With tiny leaflets and bright yellow flowers with a red center, this native plant improves soil quality, provides food for pollinators and birds, and is a host plant for the caterpillars of several butterflies. And even more exciting – it has an interesting reaction to being touched.
If you want to attract butterflies using a low-maintenance plant, this is the plant to add to your butterfly garden.

Food For Pollinators
The bright yellow flowers of partridge pea (Chamaecrista fasciculata) produce nectar that is fed upon by ants, bees, wasps, flies, and even velvet ants. The flowers bloom in summer and persist through early fall.
Food and Cover for Birds & Mammals

True to its name, partridge pea produces a tiny seedpod that resembles a pea pod. The seeds in these pods are food for birds such as bobwhite quail, mallards, and songbirds.
Small mammals also eat the seedpods of partridge pea and deer will browse on the foliage in the summer and early fall. However, when eaten in large quantities, partridge pea can be toxic to livestock.

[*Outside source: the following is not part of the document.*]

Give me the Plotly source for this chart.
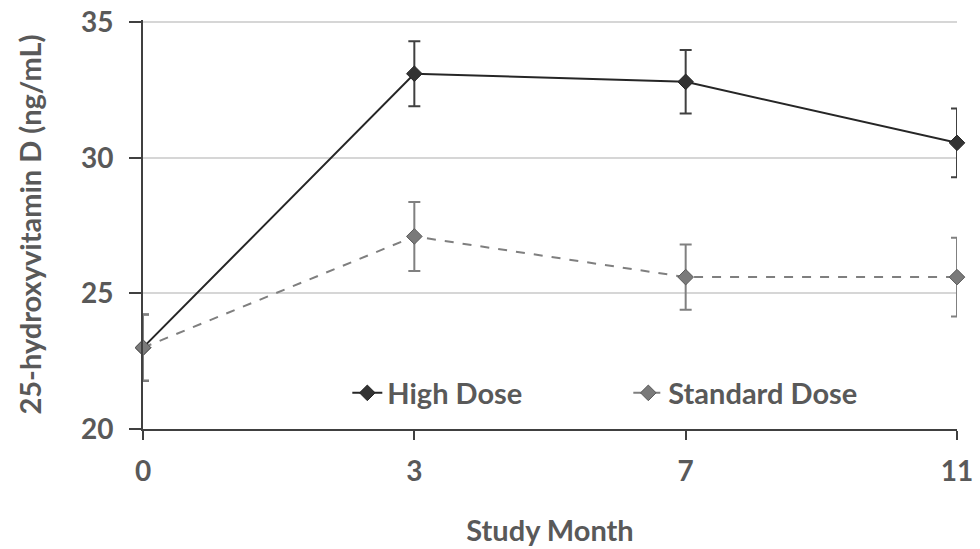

Partridge pea plants often grow in bunches and form a thicket of plants. These thickets provide a place to hide, rest, shelter, and nest for small mammals, waterfowl, songbirds, and quail.
Soil Improvements
Because partridge pea is a legume, its roots have small nodules that contain nitrogen-fixing rhizobia bacteria. These bacteria take nitrogen from the air and transform it into a form that the plant is able to use. The plant and the nitrogen-fixing bacteria form a symbiotic relationship – the plant receives nitrogen in a form that it can use, which helps it to grow, and the bacteria get energy and nutrients from the plant.
During the nitrogen fixation process, some of the nitrogen may leak in to the soil where other plants may use it. When the plant dies, the nitrogen is absorbed into the soil and made available for other plants.
Butterfly Host Plant
There are several butterflies that lay eggs on partridge pea. Their caterpillars will feed on the plant prior to metamorphosing into butterflies. The Cloudless Sulphur, Gray Hairstreak, Sleepy Orange, Ceraunas Blue, and Little Yellow caterpillars all feed on partridge pea.
Erosion Control
Since partridge pea colonizes soil quickly, it is sometimes used for erosion control along roadsides or streams.
Response to Being Touched
Partridge pea apparently doesn’t like to be touched! If you brush against the leaves, they will slowly close as if it is offended at being touched. It isn’t clear why the plant has this reaction, but one hypothesis is that it is a defense used against herbivores. If the leaves close up, an herbivore might be less likely to eat it.